What is required =
Find each line in the following listing that has the string "document", then state the count and nothing else.

Plotting code records =
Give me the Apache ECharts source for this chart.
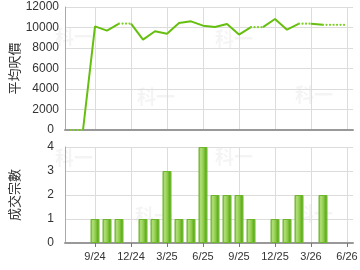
<!DOCTYPE html>
<html><head><meta charset="utf-8">
<script src="https://cdn.jsdelivr.net/npm/echarts@6/dist/echarts.min.js"></script>
<style>html,body{margin:0;padding:0;background:#fff}#c{width:360px;height:270px}</style>
</head><body><div id="c"></div>
<script>
const months = ['7/24','8/24','9/24','10/24','11/24','12/24','1/25','2/25','3/25','4/25','5/25','6/25','7/25','8/25','9/25','10/25','11/25','12/25','1/26','2/26','3/26','4/26','5/26','6/26'];
const avgPrice = [0,0,10110,9700,10380,10380,8820,9630,9400,10440,10600,10180,10050,10350,9310,10030,10030,10830,9790,10370,10370,10260,10260,10260];
// which segment (i -> i+1) is dotted (no transactions, carried value)
const dottedSeg = [0,4,15,19,21,22];
const deals = [0,0,1,1,1,0,1,1,3,1,1,4,2,2,2,1,0,1,1,2,0,2,0,0];
const priceTicks = [0,2000,4000,6000,8000,10000,12000];
const dealTicks = [0,1,2,3,4];

function segSeries(segs){
  const arr = months.map(()=>null);
  segs.forEach(i=>{arr[i]=avgPrice[i];arr[i+1]=avgPrice[i+1];});
  return arr;
}
const allSegs = [...Array(months.length-1).keys()];
const solidSegs = allSegs.filter(i=>!dottedSeg.includes(i));
// each separate run goes into its own series (avoids joining adjacent runs)
function runsOf(segs){
  const runs=[];let cur=[];
  segs.forEach((s,k)=>{ if(k>0 && s!==segs[k-1]+1){runs.push(cur);cur=[];} cur.push(s);});
  if(cur.length) runs.push(cur);
  return runs;
}

const lineColor = '#66bf0f';
const labelShow = (idx)=> idx%3===2;
const gridColor = '#dcdcdc';
const axisColor = '#999';

const chart = echarts.init(document.getElementById('c'));
const barGrad = new echarts.graphic.LinearGradient(0,0,1,0,[
  {offset:0,color:'#6db52a'},{offset:0.25,color:'#b2e07a'},{offset:0.55,color:'#8ccc48'},{offset:0.8,color:'#62ad20'},{offset:1,color:'#86cb44'}]);

function solidS(segs){return {type:'line',xAxisIndex:0,yAxisIndex:0,data:segSeries(segs),showSymbol:false,symbol:'none',connectNulls:false,clip:false,lineStyle:{color:lineColor,width:2},z:10,animation:false};}
function dotS(segs){return {type:'line',xAxisIndex:0,yAxisIndex:0,data:segSeries(segs),showSymbol:false,symbol:'none',connectNulls:false,clip:false,lineStyle:{color:'#7fcf2a',width:2.2,type:[0.1,3.4],cap:'round'},z:11,animation:false};}

const wm = [];
[[55,27],[137,87],[215,29],[295,85],[55,148],[135,206],[215,147],[295,204]].forEach(p=>{
  wm.push({type:'text',left:p[0],top:p[1],z:-10,silent:true,style:{text:'科一',font:'bold 19px "Noto Sans CJK SC"',fill:'rgba(0,0,0,0.045)'}});
});

chart.setOption({
  animation:false,
  textStyle:{fontFamily:'"Liberation Sans", Arial, sans-serif'},
  graphic: wm,
  grid:[
    {left:65,right:7,top:7,height:123,outerBoundsMode:'none'},
    {left:65,right:7,top:147,height:96,outerBoundsMode:'none'}
  ],
  xAxis:[
    {type:'category',gridIndex:0,data:months,boundaryGap:true,z:0,offset:1,
     axisLine:{lineStyle:{color:axisColor,width:2}},axisTick:{show:false},axisLabel:{show:false},
     splitLine:{show:true,interval:labelShow,alignWithLabel:true,lineStyle:{color:gridColor,width:1}}},
    {type:'category',gridIndex:1,data:months,boundaryGap:true,
     axisLine:{lineStyle:{color:axisColor,width:2}},
     axisTick:{show:true,alignWithLabel:true,interval:labelShow,length:4,lineStyle:{color:'#777'}},
     axisLabel:{show:true,interval:labelShow,fontSize:11,color:'#333',margin:8},
     splitLine:{show:true,interval:labelShow,alignWithLabel:true,lineStyle:{color:gridColor,width:1}}}
  ],
  yAxis:[
    {type:'value',gridIndex:0,min:priceTicks[0],max:priceTicks[priceTicks.length-1],interval:2000,z:0,
     name:'平均呎價',nameLocation:'middle',nameGap:44,nameMoveOverlap:false,nameTextStyle:{fontSize:13,color:'#333',fontFamily:'"Noto Sans CJK TC"'},
     axisLine:{show:true,lineStyle:{color:'#aaa',width:1}},axisTick:{show:false},
     axisLabel:{fontSize:12,color:'#333',margin:6,formatter:v=>v===0?'{z|0}':String(v),rich:{z:{fontSize:12,color:'#333',padding:[0,5,0,0]}}},
     splitLine:{lineStyle:{color:gridColor,width:1}}},
    {type:'value',gridIndex:1,min:dealTicks[0],max:dealTicks[dealTicks.length-1],interval:1,
     name:'成交宗數',nameLocation:'middle',nameGap:44,nameMoveOverlap:false,nameTextStyle:{fontSize:13,color:'#333',fontFamily:'"Noto Sans CJK TC"'},
     axisLine:{show:true,lineStyle:{color:'#aaa',width:1}},axisTick:{show:false},
     axisLabel:{fontSize:12,color:'#333',margin:11},
     splitLine:{lineStyle:{color:gridColor,width:1}}}
  ],
  series:[
    ...runsOf(solidSegs).map(solidS),
    ...runsOf(dottedSeg).map(dotS),
    {type:'bar',xAxisIndex:1,yAxisIndex:1,data:deals.map(v=>v===0?null:v),barWidth:9,
     itemStyle:{color:barGrad,borderColor:'#6cb52c',borderWidth:1},animation:false}
  ]
});
</script></body></html>
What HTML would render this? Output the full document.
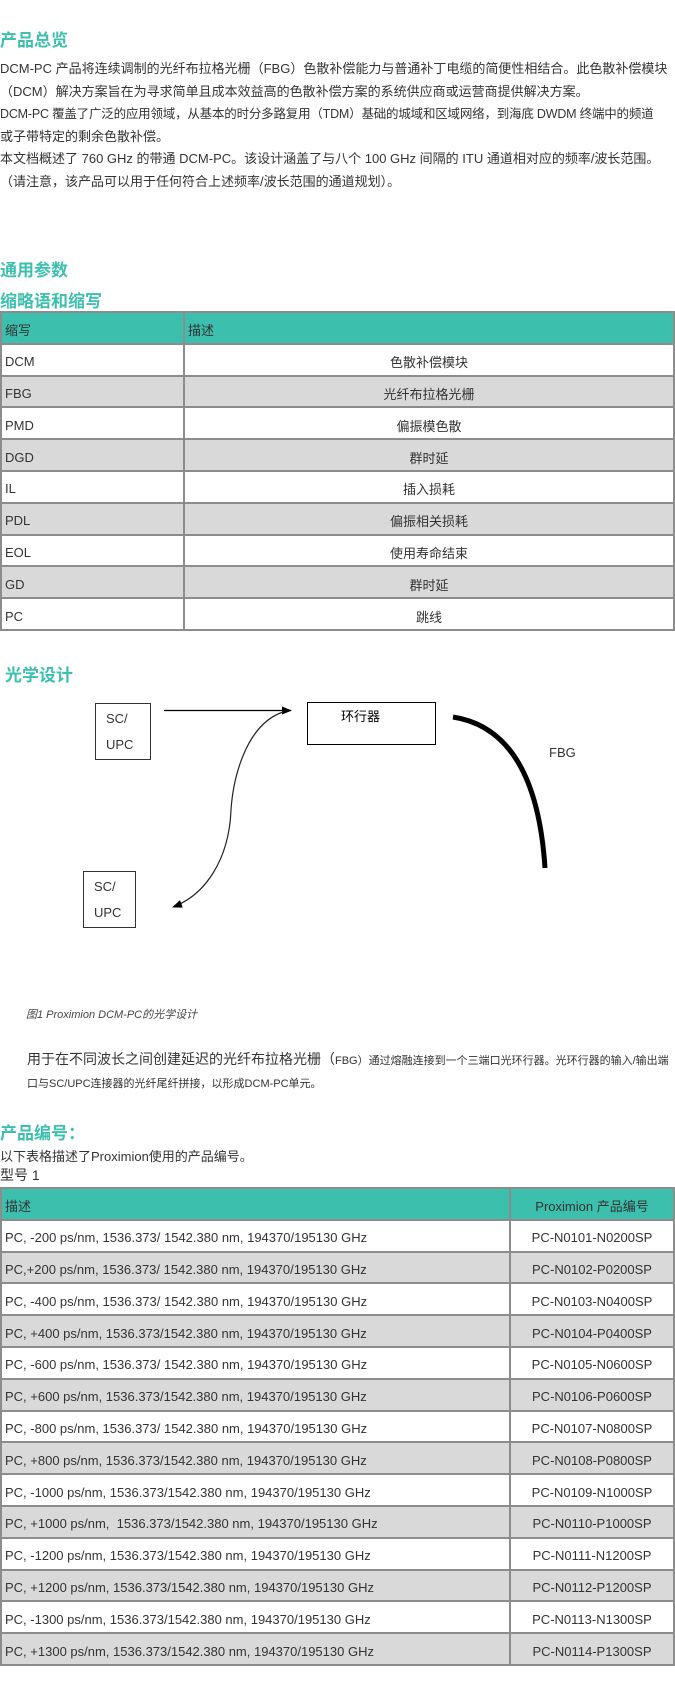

Output for this task =
2